Before integrated load commissioning, perform a comprehensive system check and train operators to ensure first-time success of the load commissioning.

2. Signal Attenuation Considerations

The maximum allowable signal attenuation from the PLC host to an I/O station is 35 dB. Plan cable routing carefully to minimize length (signal attenuation increases approximately 0.8 dB per 1 km). Minimize use of splitters (each splitter attenuates about 14 dB) and cable joints (each joint about 1 dB).
Use a single-bus topology for communication cables: a common communication trunk with splitters to I/O stations rather than a star topology. Keep the number of I/O stations and distances balanced on both sides of the PLC host to achieve better impedance matching.
Locate splitters as close to I/O stations as possible to reduce interference.
Terminate communication cable ends with 75 Ω BNC terminators connected to I/O cabinets. When disconnecting a cable from an I/O cabinet, leave a 75 Ω terminator on the cable end to maintain proper matching.
Maintain a minimum separation between communication cables and high-voltage power cables of 40 cm per kV. If crossing is unavoidable, cross at right angles.
Avoid running communication cables parallel to AC power lines to reduce interference. Also avoid routing near large motors, welding equipment, or large inductive loads.
Avoid laying communication cables in high-temperature or chemically corrosive areas.
Allow 0.05%/°C slack in cable routing to accommodate thermal expansion and contraction.
Tightly secure all cable joints and splitters with screws.
When stripping cable sheaths, avoid damaging the shield; when cutting the metal braid from the insulation, use proper wire-stripping tools and do not nick the center conductor.
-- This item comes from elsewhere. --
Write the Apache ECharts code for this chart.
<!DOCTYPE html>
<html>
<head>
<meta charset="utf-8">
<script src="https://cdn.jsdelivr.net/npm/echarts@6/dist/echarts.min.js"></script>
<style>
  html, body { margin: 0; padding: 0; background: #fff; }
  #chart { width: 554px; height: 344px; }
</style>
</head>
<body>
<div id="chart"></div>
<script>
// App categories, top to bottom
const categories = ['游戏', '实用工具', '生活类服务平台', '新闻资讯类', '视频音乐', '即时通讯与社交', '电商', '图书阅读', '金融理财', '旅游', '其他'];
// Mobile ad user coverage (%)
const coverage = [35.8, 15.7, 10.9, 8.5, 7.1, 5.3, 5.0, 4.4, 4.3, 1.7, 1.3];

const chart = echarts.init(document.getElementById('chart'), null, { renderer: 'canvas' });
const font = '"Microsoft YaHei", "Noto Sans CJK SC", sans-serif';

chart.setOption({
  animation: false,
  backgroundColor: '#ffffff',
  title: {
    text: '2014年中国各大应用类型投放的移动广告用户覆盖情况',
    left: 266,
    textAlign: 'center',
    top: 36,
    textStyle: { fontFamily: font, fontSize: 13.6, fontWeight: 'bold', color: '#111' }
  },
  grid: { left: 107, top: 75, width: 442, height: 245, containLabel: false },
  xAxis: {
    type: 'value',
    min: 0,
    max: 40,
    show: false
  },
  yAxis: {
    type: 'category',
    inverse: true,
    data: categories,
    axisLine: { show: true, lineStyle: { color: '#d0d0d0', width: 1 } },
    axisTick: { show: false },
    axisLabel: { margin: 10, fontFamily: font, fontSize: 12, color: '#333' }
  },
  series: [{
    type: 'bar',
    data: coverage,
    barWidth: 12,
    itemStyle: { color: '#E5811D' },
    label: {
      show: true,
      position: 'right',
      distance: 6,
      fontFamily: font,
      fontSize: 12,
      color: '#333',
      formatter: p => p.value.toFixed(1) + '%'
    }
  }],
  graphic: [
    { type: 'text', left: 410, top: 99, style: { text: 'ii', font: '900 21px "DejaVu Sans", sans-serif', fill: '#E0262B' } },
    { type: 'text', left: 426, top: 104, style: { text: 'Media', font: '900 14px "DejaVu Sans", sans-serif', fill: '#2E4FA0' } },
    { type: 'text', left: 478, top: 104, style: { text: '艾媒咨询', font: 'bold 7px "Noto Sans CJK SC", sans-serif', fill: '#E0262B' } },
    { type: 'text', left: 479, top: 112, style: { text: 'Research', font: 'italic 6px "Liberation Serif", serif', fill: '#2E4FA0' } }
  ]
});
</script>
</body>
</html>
3. System Grounding Considerations

Ground the host and branch stations using 10 mm2 braided copper conductors tied together and routed via a dedicated down conductor to an independent grounding grid. This must be separate from the low-voltage grounding grid to avoid interference. System ground resistance should be less than 4 Ω. Insulate the PLC host, panels, and cabinets from the foundation with a 3 mm rubber pad and insulate bolts as required.
Ground the I/O station enclosures using individual down conductors to the common grounding grid.
Connect the communication cable shield together at the PLC host side I/O processing modules to the dedicated system grounding grid; do not ground the shield at the I/O station side. Cable connector grounding should be via the shield to the dedicated grid. Never create a closed loop by grounding the shield at two points, as this can cause interference.
Use isolated power supplies where the neutral is floating; when unbalanced currents occur, they will return to the supply neutral rather than via protective earth, avoiding ground loop interference with PLC operation.
Connect the I/O module ground to the power supply neutral.
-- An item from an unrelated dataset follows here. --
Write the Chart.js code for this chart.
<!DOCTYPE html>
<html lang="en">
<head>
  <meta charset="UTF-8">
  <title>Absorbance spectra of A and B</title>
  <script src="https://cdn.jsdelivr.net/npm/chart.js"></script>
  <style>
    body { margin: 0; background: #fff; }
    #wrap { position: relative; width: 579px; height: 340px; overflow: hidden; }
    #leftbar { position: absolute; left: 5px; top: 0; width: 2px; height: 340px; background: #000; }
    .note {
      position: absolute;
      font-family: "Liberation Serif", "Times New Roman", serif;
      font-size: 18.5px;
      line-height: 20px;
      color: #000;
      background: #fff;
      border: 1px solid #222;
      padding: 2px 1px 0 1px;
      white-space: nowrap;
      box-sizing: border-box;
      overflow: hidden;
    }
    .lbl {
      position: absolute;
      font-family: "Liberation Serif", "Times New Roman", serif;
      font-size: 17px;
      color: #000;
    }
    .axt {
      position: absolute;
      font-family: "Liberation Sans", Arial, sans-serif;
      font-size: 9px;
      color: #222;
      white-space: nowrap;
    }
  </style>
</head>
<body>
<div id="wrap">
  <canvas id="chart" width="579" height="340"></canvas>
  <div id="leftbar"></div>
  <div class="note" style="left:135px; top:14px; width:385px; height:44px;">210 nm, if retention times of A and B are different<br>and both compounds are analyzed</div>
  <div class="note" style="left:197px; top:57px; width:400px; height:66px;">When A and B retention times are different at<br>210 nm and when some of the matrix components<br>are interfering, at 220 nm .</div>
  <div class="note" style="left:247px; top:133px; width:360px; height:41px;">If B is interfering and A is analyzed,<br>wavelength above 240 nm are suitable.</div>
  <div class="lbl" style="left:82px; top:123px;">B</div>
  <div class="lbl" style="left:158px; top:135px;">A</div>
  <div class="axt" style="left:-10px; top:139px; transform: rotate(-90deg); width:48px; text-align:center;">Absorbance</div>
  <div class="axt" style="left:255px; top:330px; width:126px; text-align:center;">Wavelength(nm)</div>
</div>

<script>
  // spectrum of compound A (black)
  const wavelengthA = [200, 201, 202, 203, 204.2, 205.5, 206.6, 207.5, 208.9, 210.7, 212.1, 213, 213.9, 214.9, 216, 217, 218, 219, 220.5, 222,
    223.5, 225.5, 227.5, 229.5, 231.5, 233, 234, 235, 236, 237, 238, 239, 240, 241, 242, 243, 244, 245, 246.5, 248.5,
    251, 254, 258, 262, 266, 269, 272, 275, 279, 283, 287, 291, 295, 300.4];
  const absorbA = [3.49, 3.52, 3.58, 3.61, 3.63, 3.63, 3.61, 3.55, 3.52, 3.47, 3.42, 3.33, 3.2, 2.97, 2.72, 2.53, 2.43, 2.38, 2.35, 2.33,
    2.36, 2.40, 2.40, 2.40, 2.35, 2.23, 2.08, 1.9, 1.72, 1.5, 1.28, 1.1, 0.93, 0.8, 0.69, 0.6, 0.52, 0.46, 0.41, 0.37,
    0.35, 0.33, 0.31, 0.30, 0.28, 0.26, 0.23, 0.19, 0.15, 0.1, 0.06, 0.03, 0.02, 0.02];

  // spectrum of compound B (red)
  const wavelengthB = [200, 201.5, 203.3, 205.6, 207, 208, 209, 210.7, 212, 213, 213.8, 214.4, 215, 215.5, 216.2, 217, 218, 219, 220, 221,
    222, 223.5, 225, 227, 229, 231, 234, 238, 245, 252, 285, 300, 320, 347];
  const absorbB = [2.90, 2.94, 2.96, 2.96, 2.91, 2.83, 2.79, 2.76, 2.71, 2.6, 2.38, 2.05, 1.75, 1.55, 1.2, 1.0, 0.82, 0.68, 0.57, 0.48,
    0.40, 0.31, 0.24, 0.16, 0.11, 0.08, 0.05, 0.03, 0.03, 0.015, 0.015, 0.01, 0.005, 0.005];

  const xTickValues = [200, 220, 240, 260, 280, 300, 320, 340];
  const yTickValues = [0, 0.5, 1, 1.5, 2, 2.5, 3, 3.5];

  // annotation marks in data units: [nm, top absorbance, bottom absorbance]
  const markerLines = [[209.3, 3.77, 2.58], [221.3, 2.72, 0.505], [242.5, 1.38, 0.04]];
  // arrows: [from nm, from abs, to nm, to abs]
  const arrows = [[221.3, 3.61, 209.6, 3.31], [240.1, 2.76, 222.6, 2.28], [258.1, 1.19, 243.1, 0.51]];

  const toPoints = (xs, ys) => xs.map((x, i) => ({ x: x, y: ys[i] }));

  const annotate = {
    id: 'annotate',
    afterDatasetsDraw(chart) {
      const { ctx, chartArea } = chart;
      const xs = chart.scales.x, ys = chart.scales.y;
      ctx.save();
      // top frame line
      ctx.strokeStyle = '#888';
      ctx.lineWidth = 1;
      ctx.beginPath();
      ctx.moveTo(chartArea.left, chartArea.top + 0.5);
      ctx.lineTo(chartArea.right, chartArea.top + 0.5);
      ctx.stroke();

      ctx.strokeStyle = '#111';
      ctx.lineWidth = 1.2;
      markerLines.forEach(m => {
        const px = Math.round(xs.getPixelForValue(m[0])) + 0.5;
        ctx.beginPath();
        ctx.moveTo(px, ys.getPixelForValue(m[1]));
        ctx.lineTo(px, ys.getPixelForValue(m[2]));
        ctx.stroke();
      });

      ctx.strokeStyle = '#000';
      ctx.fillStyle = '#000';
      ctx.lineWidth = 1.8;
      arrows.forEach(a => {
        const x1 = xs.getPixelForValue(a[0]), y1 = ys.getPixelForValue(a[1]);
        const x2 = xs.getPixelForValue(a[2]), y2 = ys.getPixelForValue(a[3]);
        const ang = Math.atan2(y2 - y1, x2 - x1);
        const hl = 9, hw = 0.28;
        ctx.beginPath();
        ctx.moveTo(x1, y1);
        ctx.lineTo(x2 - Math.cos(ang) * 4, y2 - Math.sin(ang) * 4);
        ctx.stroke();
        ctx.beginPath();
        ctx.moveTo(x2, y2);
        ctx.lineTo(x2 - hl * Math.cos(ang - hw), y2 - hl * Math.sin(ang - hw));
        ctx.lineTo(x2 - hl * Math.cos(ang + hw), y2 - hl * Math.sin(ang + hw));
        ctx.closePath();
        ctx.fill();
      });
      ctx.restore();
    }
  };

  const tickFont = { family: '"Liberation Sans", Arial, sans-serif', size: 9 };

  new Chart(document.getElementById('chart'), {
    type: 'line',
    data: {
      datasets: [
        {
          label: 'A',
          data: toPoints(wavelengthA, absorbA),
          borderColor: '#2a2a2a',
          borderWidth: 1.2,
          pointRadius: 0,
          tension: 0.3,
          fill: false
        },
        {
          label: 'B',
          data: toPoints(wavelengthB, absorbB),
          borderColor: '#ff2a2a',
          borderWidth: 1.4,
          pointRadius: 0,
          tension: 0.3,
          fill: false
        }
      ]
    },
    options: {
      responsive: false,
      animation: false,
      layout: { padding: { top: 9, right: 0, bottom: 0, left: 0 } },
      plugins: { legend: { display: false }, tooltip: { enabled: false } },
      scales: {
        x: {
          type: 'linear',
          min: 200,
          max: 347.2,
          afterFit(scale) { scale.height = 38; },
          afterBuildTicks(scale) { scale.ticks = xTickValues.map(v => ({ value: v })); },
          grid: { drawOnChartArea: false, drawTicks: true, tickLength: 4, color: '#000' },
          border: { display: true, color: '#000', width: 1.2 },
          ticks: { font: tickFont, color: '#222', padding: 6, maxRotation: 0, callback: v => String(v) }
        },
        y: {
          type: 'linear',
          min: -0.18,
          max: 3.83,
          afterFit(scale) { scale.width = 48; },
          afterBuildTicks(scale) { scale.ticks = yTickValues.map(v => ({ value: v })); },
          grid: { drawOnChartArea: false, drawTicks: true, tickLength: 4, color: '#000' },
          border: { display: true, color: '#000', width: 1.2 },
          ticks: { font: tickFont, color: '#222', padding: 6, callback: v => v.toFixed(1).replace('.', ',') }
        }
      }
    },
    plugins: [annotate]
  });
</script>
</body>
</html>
4. Commissioning Precautions

Before bringing the system online, perform configuration to determine total I/O points, input registers, holding registers, communication ports and parameters, I/O station mapping and scheduling method, and user memory allocation. Once configured, the system operates under those constraints. Reconfiguring invalidates programs built against the original configuration and can corrupt the system. Configure carefully the first time and allow reasonable capacity for near-term expansion. However, excessive allocation increases memory usage and scan time and can reduce runtime performance. Never reconfigure a running system.
For medium and large PLCs, the CPU scans the program in segments and updates I/O states after each segment, which improves real-time performance. Improper program segmentation can degrade real-time behavior or slow execution. Aim for roughly equal-length program segments to optimize scan times.

5. Conclusion

PLC control system installation and commissioning is a structured engineering process. Methodical execution of each step is necessary for successful commissioning. The procedures summarized here are based on field validation and have been applied in multiple technical upgrade projects to shorten schedules and improve first-time commissioning success.